Now we calculate the mean value of the absolute error values.
This is our measure of model quality. In this example, we can say that our model predictions are off by about €45.
Simply the MAE can be calculated with the following function:
print('Mean Absolute Error:', metrics.mean_absolute_error(testY, y_pred))
Of course, you could also calculate this value manually as in our example above.
df_results['error'] = df_results['Actual'] - df_results['Predicted']
df_results.head()
df_results['error_abs'] = df_results['error'].abs()
df_results.head()
sum_error_abs = df_results['error_abs'].sum()
sum_error_abs
no_observations = len(df_results)
no_observations
mae = sum_error_abs / no_observations
mae
As we can see, this is the same value as above.
5.3 Mean Squared Error (MSE)
MSE stands for Mean Squared Error and is just like the Mean Absolute Error, but differs from it in that it squares the difference before summing instead of just taking the absolute value.
Since the difference is squared, the MSE will almost always be greater than the MAE. For this reason, the MSE cannot be directly compared to the MAE. Only the error metric of our model can be compared to that of a competing model. The effect of the quadratic term in the MSE equation is most apparent when there are outliers in the data set. Whereas in MAE this residual contributes proportionally to the total error, in MSE the error grows quadratically. Thus, existing outliers contribute to a much higher total error in MSE than they would in MAE.
print('Mean Squared Error:', metrics.mean_squared_error(testY, y_pred))
5.4 Root Mean Squared Error (RMSE)
RMSE stands for Root Mean Squared Error and this is the square root of the MSE. We know that the MSE is squared. Thus, its units do not match those of the original output. To convert the error metric back to similar units, the RMSE is used. This simplifies the interpretation again. Both MSE and RMSE are affected by outliers. Their common goal is to measure how large the residuals are distributed. Their values lie in the range between zero and positive infinity.
print('Root Mean Squared Error:', metrics.mean_squared_error(testY, y_pred, squared=False))
5.5 Mean Absolute Percentage Error (MAPE)

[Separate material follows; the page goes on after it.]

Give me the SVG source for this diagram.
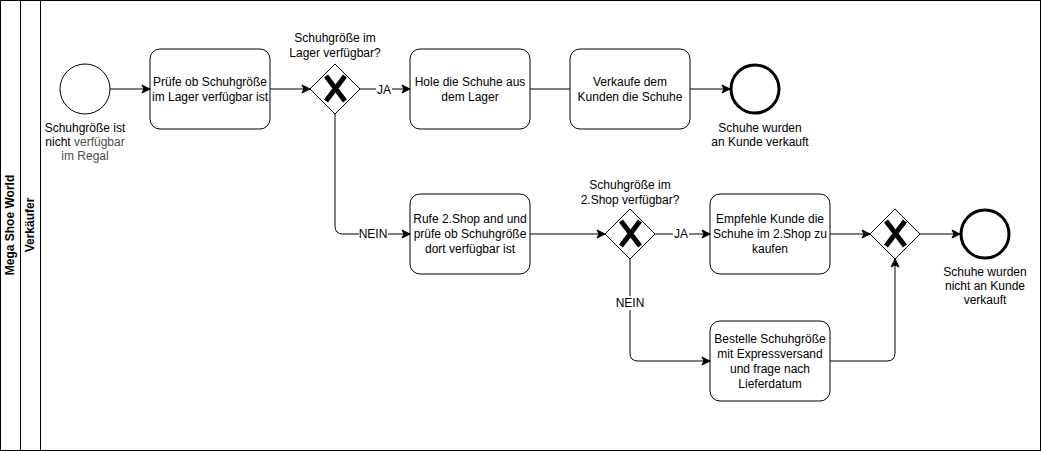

Another possible evaluation metric is the use of percentages. Here, each prediction is scaled against the value it is supposed to estimate. MAPE stands for Mean Absolute Percentage Error and is the percentage equivalent of MAE.
MAPE indicates how far the predictions of the model used deviate on average from the corresponding outputs. Both MAPE and MAE are accompanied by a clear interpretation, as percentages are easier to conceptualize for most people.
Both MAPE and MAE are robust to the effects of outliers. This is due to the use of absolute values.
print('Mean Absolute Percentage Error:', metrics.mean_absolute_percentage_error(testY, y_pred))
5.6 Summary of the Metrics
Here is again a summary of the metrics presented:
print('Mean Absolute Error:', metrics.mean_absolute_error(testY, y_pred))
print('Mean Squared Error:', metrics.mean_squared_error(testY, y_pred))
print('Root Mean Squared Error:', metrics.mean_squared_error(testY, y_pred, squared=False))
print('Mean Absolute Percentage Error:', metrics.mean_absolute_percentage_error(testY, y_pred))
6 Conclusion
In this post, I showed which evaluation metrics you can use in a regression analysis and how to interpret and calculate them.